One-Fourth of Peritoneal Mesothlioma Cases Happen via Secondhand Asbestos Exposure
When one reads about an individual who is suffering from mesothelioma, most often it is the pleural form of the disease that afflicts that particular person.
Indeed, malignant pleural mesothelioma is the most common type of asbestos-caused cancer, accounting for about 75 to 80 percent of all cases diagnosed in the U.S. each year.
Pleural mesothelioma affects the lining of the lungs – the pleura – and is the type of mesothelioma on which most research has been focused.
A rarer form of the disease is peritoneal mesothelioma. It affects the lining of the abdomen and accounts for about 10-15 percent of all cases diagnosed in the U.S. annually.
The peritoneal type of mesothelioma is extremely aggressive, usually advanced at time of diagnosis, and has historically been associated with individuals who have suffered hefty exposure to the more toxic amphibole forms of asbestos, known as crocidolite and amosite, although some diagnoses have been linked to the more-common white chrysotile asbestos.
However, the results of a new study, published in the American Journal of Industrial Medicine, demonstrates that while about two-thirds of the 62 individuals who took part in this research developed peritoneal mesothelioma due to prolonged industrial exposure, 23 percent of those individuals had been exposed solely during what the authors are referring to as “take-home exposures.”
This means they were exposed to asbestos via family members who carried toxic dust on their clothes or body from their workplace to their home.
Of the 23 percent who had suffered secondary exposure, 71 percent of those individuals were women who had been responsible for laundering the work clothes of a spouse or other family member who worked daily with the toxic mineral.
In most cases, it took at least 20 years for these “domestic” cases of peritoneal mesothelioma to occur, though often much longer.
The authors, Kradin et al, note that most of the 51 men and 11 women in the study, all diagnosed with diffuse peritoneal mesothelioma, had been exposed to both amphibole and chrysotile asbestos though 26 percent of the test subjects had been exposed to only the chrysotile form of the mineral.
That proves, they add, that not only can one develop peritoneal mesothelioma from secondhand exposure but also – contrary to popular belief – peritoneal mesothelioma can indeed be a result of exposure to chrysotile asbestos only.

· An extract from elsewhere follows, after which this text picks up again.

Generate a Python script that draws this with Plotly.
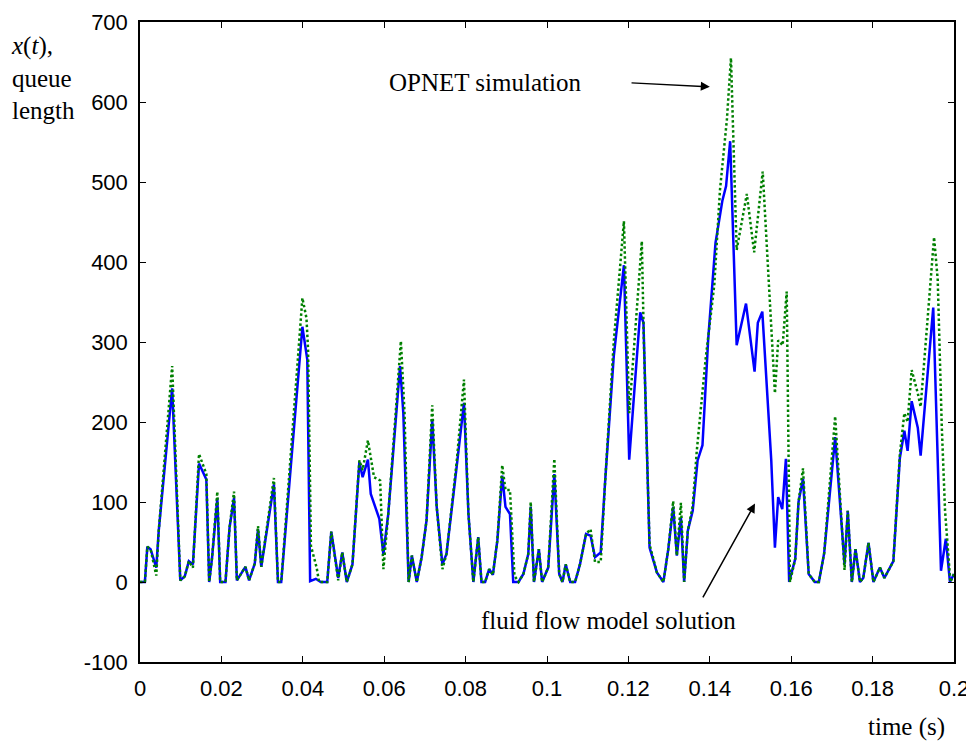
import plotly.graph_objects as go

# Fluid flow model solution (blue, solid)
t_fluid = [0.0000, 0.0012, 0.0018, 0.0026, 0.0040, 0.0046, 0.0079, 0.0099, 0.0110, 0.0120,
           0.0130, 0.0145, 0.0163, 0.0170, 0.0177, 0.0190, 0.0197, 0.0210, 0.0220, 0.0231,
           0.0238, 0.0259, 0.0268, 0.0282, 0.0290, 0.0298, 0.0329, 0.0339, 0.0347, 0.0399,
           0.0411, 0.0418, 0.0432, 0.0444, 0.0460, 0.0470, 0.0487, 0.0497, 0.0508, 0.0522,
           0.0539, 0.0547, 0.0560, 0.0567, 0.0588, 0.0598, 0.0610, 0.0639, 0.0647, 0.0660,
           0.0668, 0.0680, 0.0692, 0.0704, 0.0718, 0.0729, 0.0743, 0.0753, 0.0778, 0.0796,
           0.0807, 0.0819, 0.0831, 0.0839, 0.0848, 0.0858, 0.0867, 0.0878, 0.0890, 0.0898,
           0.0909, 0.0917, 0.0930, 0.0942, 0.0954, 0.0960, 0.0968, 0.0980, 0.0988, 0.1003,
           0.1018, 0.1030, 0.1038, 0.1046, 0.1057, 0.1069, 0.1081, 0.1096, 0.1107, 0.1118,
           0.1132, 0.1143, 0.1164, 0.1189, 0.1202, 0.1229, 0.1237, 0.1252, 0.1270, 0.1286,
           0.1298, 0.1310, 0.1319, 0.1329, 0.1337, 0.1346, 0.1358, 0.1370, 0.1382, 0.1396,
           0.1414, 0.1431, 0.1440, 0.1450, 0.1466, 0.1489, 0.1510, 0.1518, 0.1529, 0.1551,
           0.1560, 0.1568, 0.1578, 0.1587, 0.1595, 0.1610, 0.1618, 0.1629, 0.1643, 0.1658,
           0.1668, 0.1681, 0.1708, 0.1731, 0.1739, 0.1749, 0.1758, 0.1769, 0.1777, 0.1790,
           0.1802, 0.1818, 0.1829, 0.1851, 0.1867, 0.1878, 0.1886, 0.1896, 0.1911, 0.1918,
           0.1949, 0.1968, 0.1980, 0.1990, 0.2000]
q_fluid = [0, 0, 44, 41, 18, 64, 242, 2, 7, 26,
           22, 148, 128, 0, 30, 105, 0, 0, 68, 105,
           2, 19, 2, 23, 66, 19, 122, 0, 0, 319,
           278, 1, 4, 0, 0, 63, 5, 37, 0, 22,
           150, 131, 153, 110, 79, 35, 85, 270, 211, 0,
           33, 0, 31, 77, 203, 94, 22, 35, 144, 224,
           85, 0, 56, 0, 0, 16, 9, 52, 133, 94,
           85, 0, 0, 10, 35, 94, 0, 41, 0, 18,
           135, 10, 0, 22, 0, 0, 22, 60, 58, 31,
           37, 127, 282, 396, 153, 337, 324, 43, 12, 0,
           41, 94, 33, 81, 0, 64, 89, 152, 171, 303,
           424, 477, 495, 551, 296, 348, 263, 324, 338, 152,
           43, 106, 91, 154, 0, 29, 100, 129, 10, 0,
           0, 36, 181, 22, 89, 0, 41, 0, 5, 49,
           0, 18, 5, 26, 155, 189, 164, 226, 193, 158,
           343, 14, 54, 0, 10]

# OPNET simulation (green, dotted)
t_opnet = [0.0000, 0.0012, 0.0018, 0.0026, 0.0040, 0.0046, 0.0079, 0.0099, 0.0110, 0.0120,
           0.0130, 0.0145, 0.0163, 0.0170, 0.0177, 0.0190, 0.0197, 0.0210, 0.0220, 0.0231,
           0.0238, 0.0259, 0.0268, 0.0282, 0.0290, 0.0298, 0.0329, 0.0339, 0.0347, 0.0399,
           0.0409, 0.0413, 0.0420, 0.0434, 0.0440, 0.0460, 0.0470, 0.0487, 0.0497, 0.0508,
           0.0522, 0.0539, 0.0547, 0.0560, 0.0575, 0.0590, 0.0598, 0.0610, 0.0641, 0.0650,
           0.0660, 0.0668, 0.0680, 0.0692, 0.0704, 0.0718, 0.0729, 0.0743, 0.0753, 0.0778,
           0.0796, 0.0807, 0.0819, 0.0831, 0.0839, 0.0848, 0.0858, 0.0867, 0.0878, 0.0890,
           0.0898, 0.0909, 0.0920, 0.0930, 0.0942, 0.0954, 0.0960, 0.0968, 0.0980, 0.0988,
           0.1003, 0.1018, 0.1030, 0.1038, 0.1046, 0.1057, 0.1069, 0.1081, 0.1096, 0.1107,
           0.1118, 0.1132, 0.1143, 0.1164, 0.1189, 0.1202, 0.1233, 0.1238, 0.1252, 0.1270,
           0.1286, 0.1298, 0.1310, 0.1319, 0.1329, 0.1337, 0.1346, 0.1358, 0.1368, 0.1390,
           0.1411, 0.1425, 0.1442, 0.1452, 0.1466, 0.1491, 0.1509, 0.1530, 0.1560, 0.1568,
           0.1579, 0.1589, 0.1597, 0.1610, 0.1618, 0.1629, 0.1643, 0.1658, 0.1668, 0.1681,
           0.1708, 0.1731, 0.1739, 0.1749, 0.1758, 0.1769, 0.1777, 0.1790, 0.1802, 0.1818,
           0.1829, 0.1851, 0.1867, 0.1878, 0.1886, 0.1896, 0.1911, 0.1918, 0.1951, 0.1960,
           0.1970, 0.1978, 0.1986, 0.1991, 0.2000]
q_opnet = [0, 0, 44, 41, 8, 64, 270, 2, 7, 26,
           18, 160, 135, 0, 30, 113, 0, 0, 68, 113,
           2, 19, 2, 23, 70, 19, 130, 0, 0, 355,
           330, 290, 45, 18, 0, 0, 63, 2, 37, 0,
           22, 152, 140, 177, 131, 127, 16, 85, 301, 211,
           0, 33, 0, 31, 77, 221, 94, 16, 35, 150,
           253, 85, 0, 56, 0, 0, 16, 9, 52, 146,
           115, 115, 8, 0, 10, 35, 100, 0, 41, 0,
           18, 154, 10, 0, 22, 0, 0, 22, 60, 66,
           25, 25, 127, 300, 451, 211, 426, 300, 47, 12,
           0, 41, 101, 33, 99, 0, 64, 95, 164, 280,
           371, 490, 578, 655, 415, 485, 412, 513, 236, 302,
           296, 363, 0, 29, 100, 142, 10, 0, 0, 36,
           207, 15, 89, 0, 41, 0, 5, 49, 0, 18,
           5, 26, 160, 211, 200, 265, 236, 219, 431, 378,
           194, 89, 35, 0, 10]

x_ticks = [0, 0.02, 0.04, 0.06, 0.08, 0.1, 0.12, 0.14, 0.16, 0.18, 0.2]
x_tick_labels = ["0", "0.02", "0.04", "0.06", "0.08", "0.1", "0.12", "0.14", "0.16", "0.18", "0.2"]
y_ticks = [-100, 0, 100, 200, 300, 400, 500, 600, 700]
y_tick_labels = ["-100", "0", "100", "200", "300", "400", "500", "600", "700"]

serif = "Liberation Serif, Times New Roman, serif"
sans = "Liberation Sans, Arial, sans-serif"

fig = go.Figure()
fig.add_trace(go.Scatter(x=t_fluid, y=q_fluid, mode="lines",
                         line=dict(color="#0000FF", width=2.5), name="fluid flow model"))
fig.add_trace(go.Scatter(x=t_opnet, y=q_opnet, mode="lines",
                         line=dict(color="#008000", width=2.5, dash="2.5px,2.5px"), name="OPNET"))

axis_common = dict(showgrid=False, zeroline=False, showline=True, linecolor="black",
                   linewidth=1.5, mirror="ticks", ticks="inside", ticklen=6,
                   tickcolor="black", tickwidth=1, automargin=False,
                   tickfont=dict(family=sans, size=22, color="black"))

fig.update_layout(
    width=966, height=739,
    margin=dict(l=132, r=20, t=14, b=85),
    paper_bgcolor="white", plot_bgcolor="white",
    showlegend=False,
    xaxis=dict(range=[0, 0.2], tickvals=x_ticks, ticktext=x_tick_labels,
               ticklabelstandoff=6, **axis_common),
    yaxis=dict(range=[-100, 700], tickvals=y_ticks, ticktext=y_tick_labels,
               ticklabelstandoff=6, **axis_common),
    annotations=[
        dict(x=0.0848, y=624, xref="x", yref="y", text="OPNET simulation", showarrow=False,
             font=dict(family=serif, size=25, color="black")),
        dict(x=0.1400, y=619, ax=0.1204, ay=624, xref="x", yref="y", axref="x", ayref="y",
             text="", showarrow=True, arrowhead=2, arrowsize=1.2, arrowwidth=1.5, arrowcolor="black"),
        dict(x=0.115, y=-48, xref="x", yref="y", text="fluid flow model solution", showarrow=False,
             font=dict(family=serif, size=25, color="black")),
        dict(x=0.1511, y=98, ax=0.1381, ay=-21, xref="x", yref="y", axref="x", ayref="y",
             text="", showarrow=True, arrowhead=2, arrowsize=1.2, arrowwidth=1.5, arrowcolor="black"),
        dict(x=-0.161, y=0.988, xref="paper", yref="paper", xanchor="left", yanchor="top",
             align="left", showarrow=False,
             text="<i>x</i>(<i>t</i>),<br>queue<br>length",
             font=dict(family=serif, size=25, color="black")),
        dict(x=0.942, y=-0.1016, xref="paper", yref="paper", xanchor="center", yanchor="middle",
             showarrow=False, text="time (s)",
             font=dict(family=serif, size=25, color="black")),
    ],
)

fig.write_html("out.html")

“The present study belies the claim that low-level exposures to chrysotile are safe and cannot cause peritoneal mesothelioma,” wrote lead author Richard Kradin. “Furthermore, there is increasing evidence that a variety of products, including cosmetic talcum powders routinely contained asbestos, and may be responsible for so-called idiopathic cases of both pleural and peritoneal mesotheliomas, especially in women.”